Ini Alasan Teguh Mengapa Pilih Judul 'Buldozer dari Palestina'

Teguh Santosa membedah buku karyanya, "Buldozer dari Palestina" bersama pengamat politik Hendri Satrio di panggung Islamic Book Fair 2023 di Istora Senayan, Jakarta, pada Jumat malam (22/9)/RMOL
Teguh Santosa membedah buku karyanya, "Buldozer dari Palestina" bersama pengamat politik Hendri Satrio di panggung Islamic Book Fair 2023 di Istora Senayan, Jakarta, pada Jumat malam (22/9)/RMOL

Buku berjudul Buldozer dari Palestina terbitan Booknesia, tampil dalam bedah buku di panggung Islamic Book Fair 2023 di Istora Senayan, Jakarta, pada Jumat malam (22/9).


Penulis buku yang juga wartawan senior Teguh Santosa, membedah buku karyanya, bersama pengamat politik Hendri Satrio di hadapan pengunjung bazar.

Judul buku Buldozer dari Palestina bisa jadi mengecoh banyak orang, karena tak jarang orang membayangkan isinya akan bercerita panjang lebar tentang perjuangan rakyat Palestina untuk lepas dari invasi Israel.

Tak hanya itu, banyak dari kita pasti juga mengira akan mendapati kisah-kisah heroik dan mengharukan rakyat Palestina yang mencoba bertahan hidup dan bangkit setelah ledakan bom, penembakan, dan penyiksaan menjadi bagian dari keseharian mereka di tengah konflik.

Rupanya Teguh saat ditanya Hendri, menjelaskan alasan tersendiri di balik pemilihan judul buku tersebut yang tidak ada sangkut pautnya dengan sentimen terkait perjuangan rakyat Palestina yang menghadapi 'buldozer' Yahudi.

“Judul buku ini dipilih karena Yasser Arafat memberi gelar ‘buldozer’ untuk Ribhi Awad, Duta Besar Palestina untuk Indonesia yang berada di Indonesia selama 15 tahun,” kata Teguh.

Ribhi Awad sendiri merupakan sosok kepercayaan Yasser Arafat di partai politik Fattah sekaligus juru bicara PLO (Organisasi Pembebasan Palestina). Dia menjadi diplomat andalan Yasser Arafat yang pernah bertugas sebagai duta besar di Aljazair, Finlandia, Mesir, Uni Emirat Arab, Kenya, serta Indonesia.
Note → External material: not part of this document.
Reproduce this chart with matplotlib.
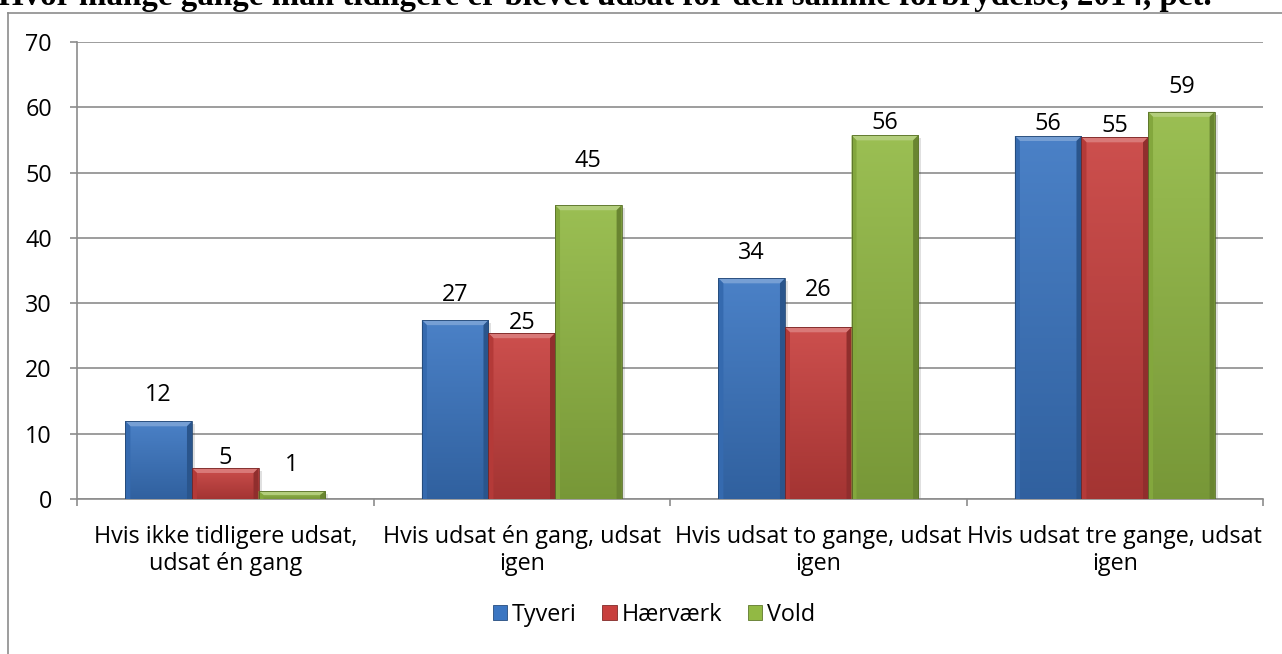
import numpy as np
import matplotlib
matplotlib.use("Agg")
import matplotlib.pyplot as plt
from matplotlib.patches import Polygon, Rectangle
from matplotlib.lines import Line2D
from matplotlib.colors import to_rgb

# --- data -------------------------------------------------------------
categories = [
    "Hvis ikke tidligere udsat,\nudsat én gang",
    "Hvis udsat én gang, udsat\nigen",
    "Hvis udsat to gange, udsat\nigen",
    "Hvis udsat tre gange, udsat\nigen",
]
series_names = ["Tyveri", "Hærværk", "Vold"]
tyveri = [11.9, 27.4, 33.8, 55.6]
haervaerk = [4.75, 25.4, 26.3, 55.4]
vold = [1.2, 45.0, 55.7, 59.3]
y_ticks = [0, 10, 20, 30, 40, 50, 60, 70]
title = "Hvor mange gange man tidligere er blevet udsat for den samme forbrydelse, 2014, pct."

# --- styling ----------------------------------------------------------
colors = ["#3b76c2", "#c8403e", "#92b944"]
# distance (points) between bar top and the centre of its value label
label_offsets = [
    [19, 18, 18, 9],
    [7, 7, 27, 8],
    [19, 32, 9, 18],
]
FONT = ["Open Sans", "DejaVu Sans"]
FS = 16.8
plt.rcParams["font.family"] = FONT

W, H, DPI = 1282, 654, 100
fig = plt.figure(figsize=(W / DPI, H / DPI), dpi=DPI)
ax = fig.add_axes([77 / W, 1 - 499 / H, (1263 - 77) / W, (499 - 42) / H])

ax.set_xlim(-0.5, len(categories) - 0.5)
ax.set_ylim(0, 70)

px_x = (1263 - 77) / (len(categories))      # pixels per x unit
px_y = (499 - 42) / 70.0                     # pixels per y unit

bar_w = 0.2245
x = np.arange(len(categories))
all_series = [tyveri, haervaerk, vold]


def shade(c, f):
    r = np.array(to_rgb(c))
    if f >= 0:
        return tuple(r + (1 - r) * f)
    return tuple(r * (1 + f))


for s, (vals, col) in enumerate(zip(all_series, colors)):
    xs = x + (s - 1) * bar_w
    bars = ax.bar(xs, vals, width=bar_w, color=col, edgecolor="none",
                  zorder=3, label=series_names[s])
    for b, v, off in zip(bars, vals, label_offsets[s]):
        x0, w = b.get_x(), b.get_width()
        # soft drop shadow
        ax.add_patch(Rectangle((x0 + 3 / px_x, -3 / px_y), w, v, color="black",
                               alpha=0.12, zorder=2.5, linewidth=0))
        # vertical gradient body
        grad = np.linspace(0, 1, 64)[:, None]
        top_c = np.array(shade(col, 0.08))
        bot_c = np.array(shade(col, -0.18))
        img = top_c[None, None, :] * (1 - grad[..., None]) + bot_c[None, None, :] * grad[..., None]
        im = ax.imshow(img, extent=(x0, x0 + w, 0, v), aspect="auto",
                       origin="upper", zorder=3.1, interpolation="bilinear")
        im.set_clip_path(b)
        # bevel
        bx = 5 / px_x
        by = 5 / px_y
        bh = min(by, v / 2)
        top = Polygon([(x0, v), (x0 + w, v), (x0 + w - bx, v - bh), (x0 + bx, v - bh)],
                      closed=True, facecolor=shade(col, 0.3), edgecolor="none", zorder=3.2)
        left = Polygon([(x0, v), (x0 + bx, v - bh), (x0 + bx, 0), (x0, 0)],
                       closed=True, facecolor=shade(col, -0.1), edgecolor="none", zorder=3.2)
        right = Polygon([(x0 + w, v), (x0 + w - bx, v - bh), (x0 + w - bx, 0), (x0 + w, 0)],
                        closed=True, facecolor=shade(col, -0.28), edgecolor="none", zorder=3.2)
        for p in (top, left, right):
            ax.add_patch(p)
        ax.add_patch(Rectangle((x0, 0), w, v, facecolor="none",
                               edgecolor=shade(col, -0.4), linewidth=0.6, zorder=3.3))
        ax.annotate(f"{v:.0f}", xy=(x0 + w / 2, v), xytext=(0, off),
                    textcoords="offset points", ha="center", va="center",
                    fontsize=FS, color="black", zorder=5)

# grid & spines
ax.set_yticks(y_ticks)
ax.set_yticklabels([str(t) for t in y_ticks], fontsize=FS)
ax.yaxis.grid(True, color="#8c8c8c", linewidth=1.2, zorder=0)
ax.set_axisbelow(True)
for side in ("top", "right"):
    ax.spines[side].set_visible(False)
for side in ("left", "bottom"):
    ax.spines[side].set_color("#8c8c8c")
    ax.spines[side].set_linewidth(1.2)
ax.tick_params(axis="y", length=5, width=1.2, color="#8c8c8c", pad=13, direction="out")

ax.set_xticks(x)
ax.set_xticklabels(categories, fontsize=FS, linespacing=1.12)
ax.set_xticks(np.arange(-0.5, len(categories), 1.0), minor=True)
ax.tick_params(axis="x", which="major", length=0, pad=19)
ax.tick_params(axis="x", which="minor", length=5, width=1.2, color="#8c8c8c", direction="out")

# legend with square keys
handles = [Rectangle((0, 0), 1, 1, facecolor=c, edgecolor=shade(c, -0.35), linewidth=0.6)
           for c in colors]
fig.legend(handles, series_names, loc="center", bbox_to_anchor=(654 / W, 1 - 615 / H),
           ncol=3, frameon=False, fontsize=FS, handlelength=0.62, handleheight=0.62,
           handletextpad=0.2, columnspacing=1.1)

# chart frame (left and top edges visible)
fig.add_artist(Line2D([8 / W, 8 / W], [0, 1 - 13 / H], transform=fig.transFigure,
                      color="#8c8c8c", linewidth=1.2))
fig.add_artist(Line2D([8 / W, 1.0], [1 - 13 / H, 1 - 13 / H], transform=fig.transFigure,
                      color="#8c8c8c", linewidth=1.2))

# heading sits above the chart frame, running off the top edge
fig.text(-2 / W, 1 - 5 / H, title, ha="left", va="baseline", fontsize=23.8,
         fontweight="bold", family="Liberation Serif", color="black")

fig.savefig("out.png", dpi=DPI)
Di Indonesia, Ribhi Awad mulai bertugas sebagai duta besar pada tahun 1992 hingga kemudian di tahun 2006, dia dipaksa melepaskan jabatannya karena Hamas berhasil mengalahkan Fattah. Artinya, semua instrumen diplomatik Fattah harus diganti baik di internal negeri maupun politik luar negeri.

Teguh pun mengenang mencatat peristiwa itu dengan mewawancara Ribhi Awad.

“Karena wawancara dengan Ribhi Awad adalah wawancara pertama saya dengan duta besar negara sahabat pascaperistiwa 9/11,” kata Teguh.

Saat wawancara tatap muka dengan Ribhi Awad, Teguh menyebut tak ada birokrasi menyulitkan untuk bisa bertemu langsung. Pun Ribhi Awad, juga bersedia menjawab semua pertanyaannya.

Namun sayangnya, hasil wawancara tersebut tidak diperkenankan untuk dipublikasikan.

Meski begitu persahabatan Teguh dan Ribhi Awad terus berlanjut. Harapan Ribhi Awad untuk terjadinya mukjizat Allah untuk mengubah Amerika, menghadirkan kedamaian dalam kehidupan rakyat Palestina, serta bersatunya negara-negara Arab dan umat Muslim bersatu, itulah yang diabadikan menjadi judul buku, Buldozer dari Palestina.

Sepanjang bedah buku, pengunjung yang kebanyakan dari generasi milenial dan juga mahasiswa jurusan hubungan internasional pun menyimak penjelasan Teguh.

Wawancara dengan Ribhi Awad, juga menjadi bagian dari perbendaharaan jumlah duta besar negara sahabat yang diwawancarai Teguh.

Hasilnya, Teguh dianugerahi Rekor MURI sebagai Penulis Buku Wawancara Duta Besar Negara Sahabat Terbanyak untuk dua bukunya, "Perdamaian yang Buruk Perang yang Damai" dan "Buldozer dari Palestina" yang keduanya diterbitkan Booknesia.